最后,我仍是决定继续入梦,身体告诉我,这样下去我会发狂,连梦也充斥白色了……

好累。

〝叩、叩。〞

闔上书页,放到枕头下。「进来。」

「龙马,你有好些了吗?」上次的少年捧着一盆小小的仙人掌,小小的刺、小小的模样,很令人不难去喜爱;而上次的白色制服,这次则换成了黑色的衬衫,连裤子也是黑色的,在白色的病房内,显得相当格格不入。

「我一直很好,不懂为什么你们要把我关在这里,不二学长,我想打网球……」抬起头,望着眼前的学长,男孩眼里有着期待,他天生就不爱被束缚,但是医院内又不能够打网球……就算病房只有他一个人住,也不能。

「这不是我能够决定的喔……」一脸烦恼的模样,却让龙马有些想要动手揍人的衝动,那脸的微笑对他而言有些碍眼。
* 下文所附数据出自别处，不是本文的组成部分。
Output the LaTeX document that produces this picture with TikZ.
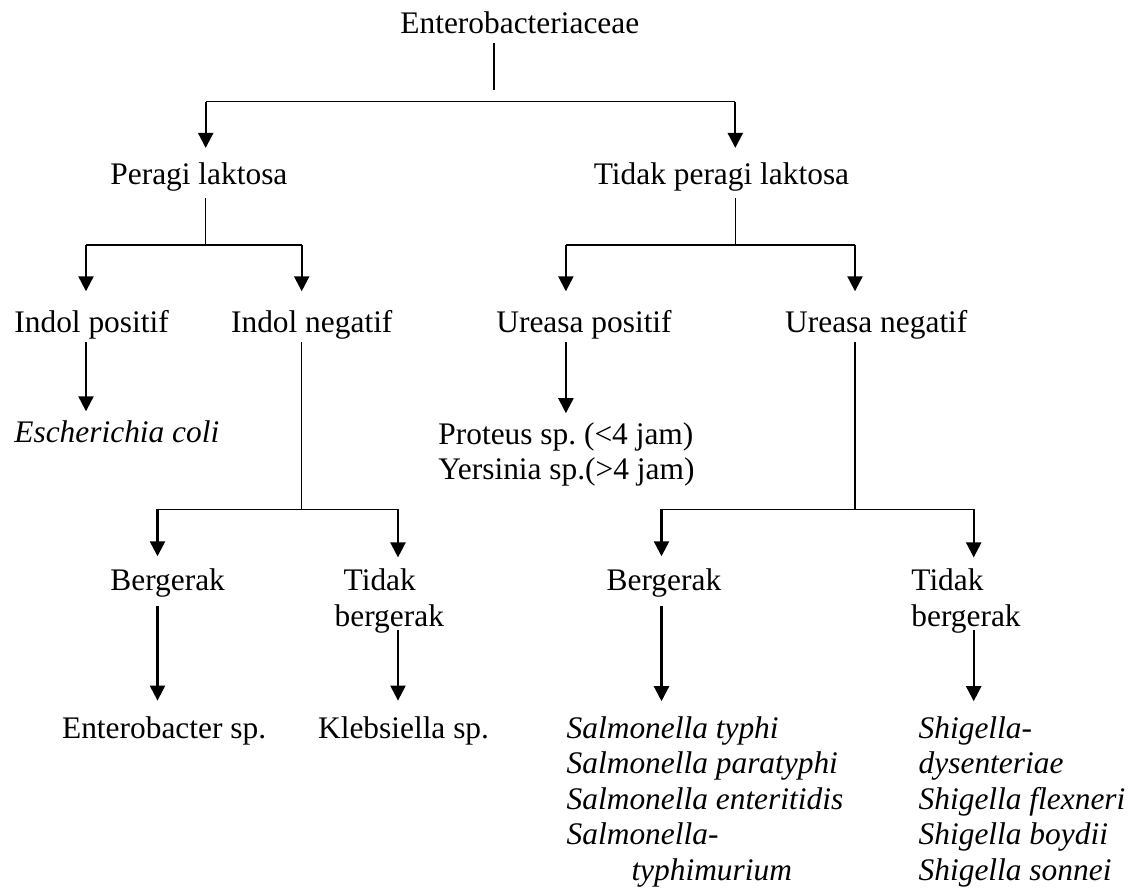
\documentclass[tikz,border=0pt]{standalone}
\usepackage{fontspec}
\setmainfont{Liberation Serif}
\usetikzlibrary{arrows.meta}
\frenchspacing

\begin{document}
\begin{tikzpicture}[x=0.5pt,y=-0.5pt,
  txt/.style={inner sep=0pt,anchor=base west,font=\fontsize{15.7pt}{17.9pt}\selectfont,text height=11pt,text depth=0pt},
  txtl/.style={inner sep=0pt,anchor=base west,font=\fontsize{15.7pt}{17.9pt}\selectfont,align=left,text depth=0pt},
  spc/.style={txt,font=\fontsize{15.7pt}{17.9pt}\selectfont\itshape},
  spcl/.style={txtl,font=\fontsize{15.7pt}{17.7pt}\selectfont\itshape},
  link/.style={line width=0.65pt},
  arw/.style={line width=1.15pt,-{Triangle[width=7.5pt,length=7.5pt]}}
]
\useasboundingbox (0,0) rectangle (1134,892);

\node[txt] (ent) at (400,34) {Enterobacteriaceae};
\node[txt] (pl) at (110,185) {Peragi laktosa};
\node[txt] (tpl) at (593.5,185) {Tidak peragi laktosa};
\node[txt] (ipos) at (14,332.7) {Indol positif};
\node[txt] (ineg) at (230.7,332.7) {Indol negatif};
\node[txt] (upos) at (496,332.7) {Ureasa positif};
\node[txt] (uneg) at (784.8,332.7) {Ureasa negatif};
\node[spc] (ecoli) at (14,442.5) {Escherichia coli};
\node[txtl] (prot) at (438,480) {Proteus sp. (<4 jam)\\Yersinia sp.(>4 jam)};
\node[txt] (berg1) at (110,590) {Bergerak};
\node[txtl] (tberg1) at (334.3,626.7) {\hspace*{4.5pt}Tidak\\bergerak};
\node[txt] (berg2) at (606.3,590) {Bergerak};
\node[txtl] (tberg2) at (911,626.7) {Tidak\\bergerak};
\node[txt] (entb) at (61.7,738) {Enterobacter sp.};
\node[txt] (kleb) at (317.7,738) {Klebsiella sp.};
\node[spcl] (salm) at (566.3,880) {Salmonella typhi\\Salmonella paratyphi\\Salmonella enteritidis\\Salmonella-\\\hspace*{32.4pt}typhimurium};
\node[spcl] (shig) at (918.3,880) {Shigella-\\dysenteriae\\Shigella flexneri\\Shigella boydii\\Shigella sonnei};

\coordinate (top) at (494,101.7);
\coordinate (topL) at (205.7,101.7);
\coordinate (topR) at (735.3,101.7);
\coordinate (plL) at (86,245);
\coordinate (plM) at (205.7,245);
\coordinate (plR) at (301.7,245);
\coordinate (tplL) at (565.9,245);
\coordinate (tplM) at (735.3,245);
\coordinate (tplR) at (855,245);
\coordinate (inL) at (157.5,509.3);
\coordinate (inM) at (301.7,509.3);
\coordinate (inR) at (398,509.3);
\coordinate (unL) at (661.5,509.3);
\coordinate (unM) at (855,509.3);
\coordinate (unR) at (973.7,509.3);

\draw[link,shorten <=4.35pt,shorten >=5.85pt] (ent.south -| top) -- (top);
\draw[link] (topL) -- (topR);
\draw[arw,shorten >=7.35pt] (topL) -- (topL |- pl.north);
\draw[arw,shorten >=7.35pt] (topR) -- (topR |- tpl.north);

\draw[link,shorten <=6.35pt] (pl.south -| plM) -- (plM);
\draw[link] (plL) -- (plR);
\draw[arw,shorten >=9.5pt] (plL) -- (plL |- ipos.north);
\draw[arw,shorten >=9.5pt] (plR) -- (plR |- ineg.north);

\draw[link,shorten <=6.35pt] (tpl.south -| tplM) -- (tplM);
\draw[link] (tplL) -- (tplR);
\draw[arw,shorten >=9.5pt] (tplL) -- (tplL |- upos.north);
\draw[arw,shorten >=9.5pt] (tplR) -- (tplR |- uneg.north);

\draw[arw,shorten <=4.65pt,shorten >=4.4pt] (ipos.south -| plL) -- (plL |- ecoli.north);
\draw[arw,shorten <=4.65pt,shorten >=4.4pt] (upos.south -| tplL) -- (tplL |- prot.north);

\draw[link,shorten <=4.65pt] (ineg.south -| inM) -- (inM);
\draw[link] (inL) -- (inR);
\draw[arw,shorten >=5.65pt] (inL) -- (inL |- berg1.north);
\draw[arw,shorten >=5.65pt] (inR) -- (inR |- tberg1.north);

\draw[link,shorten <=4.65pt] (uneg.south -| unM) -- (unM);
\draw[link] (unL) -- (unR);
\draw[arw,shorten >=5.65pt] (unL) -- (unL |- berg2.north);
\draw[arw,shorten >=5.65pt] (unR) -- (unR |- tberg2.north);

\draw[arw,shorten <=8pt,shorten >=7.5pt] (berg1.south -| inL) -- (inL |- entb.north);
\draw[arw,shorten <=1.65pt,shorten >=7.5pt] (tberg1.south -| inR) -- (inR |- kleb.north);
\draw[arw,shorten <=8pt,shorten >=7.5pt] (berg2.south -| unL) -- (unL |- salm.north);
\draw[arw,shorten <=1.65pt,shorten >=7.5pt] (tberg2.south -| unR) -- (unR |- shig.north);
\end{tikzpicture}
\end{document}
不二走到一旁的小桌旁,刚把仙人掌摆上,尔后桌上的白花则马上被龙马连着花瓶一起扫到垃圾桶里,见状,不二也只是苦笑着,没有多说些什么。

把垃圾桶拉到小桌的另一头摆好,这才像是想起什么似的,又问着。「对了,你还是不打算让其他人知道吗?」

「不用了,让他们知道做什么?烦死人了~~」不耐地甩甩手,他已经够乱了,再加上多人的喧哗,说不定他真的会发疯,就算知道对方是对自己好的,但是紧绷的神经系统,已经不容许这样的事情发生。

「我想也是……探病的时间到了,我得先走,明天再见了。」微微笑,他转身就往门口走,是啊,让他们知道做些什么呢?只会有更多人增添伤悲啊……那样的苦痛,他和阿干已经受够了,滋味……是怎样的忧也比不过的酸涩。

刚知道的时候,他甚至不敢相信自己的耳朵。

龙马大概不知道吧?这间白色的大病房,是精神病院的一角啊……要是知道了,他会有什么反应呢?会怎么样呢?他,和他还能不能够这样悠哉的对话呢?

龙马这些日子来的态度冷静的令人害怕,就像是在酝酿着什么样的前奏,随时有着爆发的可能性,阿干说最近要多注意他,所以他们天天都来,那个最关键的名字到现在都尚未从龙马口中出现,似乎是从警局回来之后的事情,是不是那次的自残之后他就忘了那个人名?

如果再提起,龙马有没有可能会崩溃?

如果不提起,龙马能不能忘掉那个人?

如果没提起,龙马会不会恨他一辈子?

如果、如果……

───该怎么做,才能够拿捏得当?他谁也不想辜负,但最后呢?───

「不二学长,这里的护士会帮你换花吗?」坐在床边,龙马穿着一套浅绿色的睡衣,双腿盘起,一手从大腿上撑住下巴,满脸无聊地说着,他在医院已经待了快一个月,很想出去,但总是被关在病房中,不二学长常常会来陪他,偶尔干学长也会跟着来,看的出来,他们两个感情发展很顺利。

「不会呀,怎么这样问?」递给对方一罐芬达,发出疑问。

「因为你每次带来的仙人掌总是会被丢掉,当我醒来,都只看到白色的花瓶与花。